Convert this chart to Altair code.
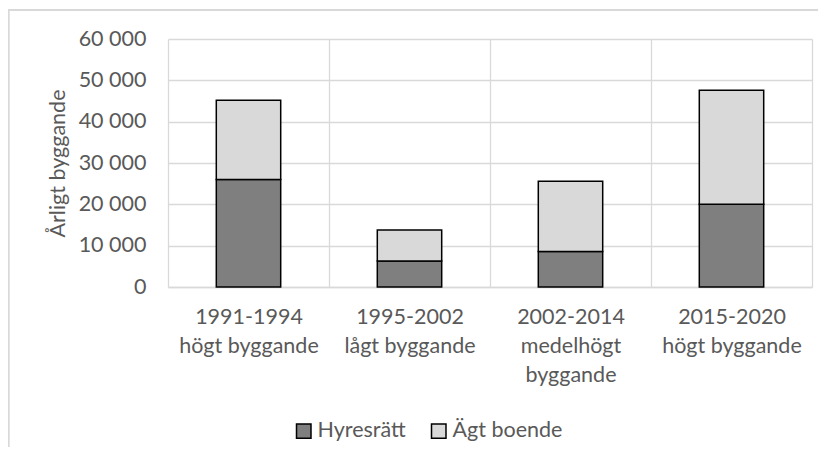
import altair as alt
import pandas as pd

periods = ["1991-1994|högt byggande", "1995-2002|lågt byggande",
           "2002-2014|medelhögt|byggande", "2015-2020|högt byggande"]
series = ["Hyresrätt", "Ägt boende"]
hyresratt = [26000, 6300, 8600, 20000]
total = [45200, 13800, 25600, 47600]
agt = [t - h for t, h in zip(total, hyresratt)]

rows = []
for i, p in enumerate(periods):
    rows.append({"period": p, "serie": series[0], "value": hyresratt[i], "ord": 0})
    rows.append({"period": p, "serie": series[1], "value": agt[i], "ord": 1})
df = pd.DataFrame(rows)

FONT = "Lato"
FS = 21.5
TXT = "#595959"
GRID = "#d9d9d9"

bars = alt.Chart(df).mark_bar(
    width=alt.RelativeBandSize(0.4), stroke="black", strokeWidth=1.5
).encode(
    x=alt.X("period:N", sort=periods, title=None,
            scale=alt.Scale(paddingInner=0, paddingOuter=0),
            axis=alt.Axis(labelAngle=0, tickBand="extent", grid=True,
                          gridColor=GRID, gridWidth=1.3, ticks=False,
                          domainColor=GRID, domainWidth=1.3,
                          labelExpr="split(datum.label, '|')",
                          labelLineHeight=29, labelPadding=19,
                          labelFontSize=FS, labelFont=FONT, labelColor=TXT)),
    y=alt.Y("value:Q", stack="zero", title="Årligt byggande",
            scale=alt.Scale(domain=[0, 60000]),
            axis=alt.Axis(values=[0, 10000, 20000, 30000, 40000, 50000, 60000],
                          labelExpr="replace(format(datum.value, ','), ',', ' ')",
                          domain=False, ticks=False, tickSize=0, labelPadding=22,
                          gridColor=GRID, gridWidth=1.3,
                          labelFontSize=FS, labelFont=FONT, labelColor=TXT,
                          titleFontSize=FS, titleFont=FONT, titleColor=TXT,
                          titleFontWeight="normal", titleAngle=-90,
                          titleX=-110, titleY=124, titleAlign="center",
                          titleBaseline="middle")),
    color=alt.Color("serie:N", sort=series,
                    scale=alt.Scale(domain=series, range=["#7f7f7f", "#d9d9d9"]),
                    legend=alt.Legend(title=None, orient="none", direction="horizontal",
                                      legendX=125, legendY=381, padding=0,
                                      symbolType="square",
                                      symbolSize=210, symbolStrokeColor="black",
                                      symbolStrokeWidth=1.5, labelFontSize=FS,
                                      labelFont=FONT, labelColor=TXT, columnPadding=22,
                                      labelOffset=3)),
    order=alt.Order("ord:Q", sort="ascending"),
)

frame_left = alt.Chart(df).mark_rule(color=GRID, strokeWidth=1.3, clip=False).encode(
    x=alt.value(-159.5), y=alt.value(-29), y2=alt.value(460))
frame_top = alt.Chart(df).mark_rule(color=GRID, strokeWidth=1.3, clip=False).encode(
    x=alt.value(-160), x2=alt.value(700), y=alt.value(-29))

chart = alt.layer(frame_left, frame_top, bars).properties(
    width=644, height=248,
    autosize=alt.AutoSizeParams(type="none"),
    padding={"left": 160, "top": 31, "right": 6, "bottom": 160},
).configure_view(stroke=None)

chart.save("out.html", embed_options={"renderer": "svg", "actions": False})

----------------------------------------

Short task
Repeat the lines above, starting at the first and stopping after the line that holds "import pandas as pd", with the pictures left out.

Output for this exercise
Convert this chart to Altair code.
import altair as alt
import pandas as pd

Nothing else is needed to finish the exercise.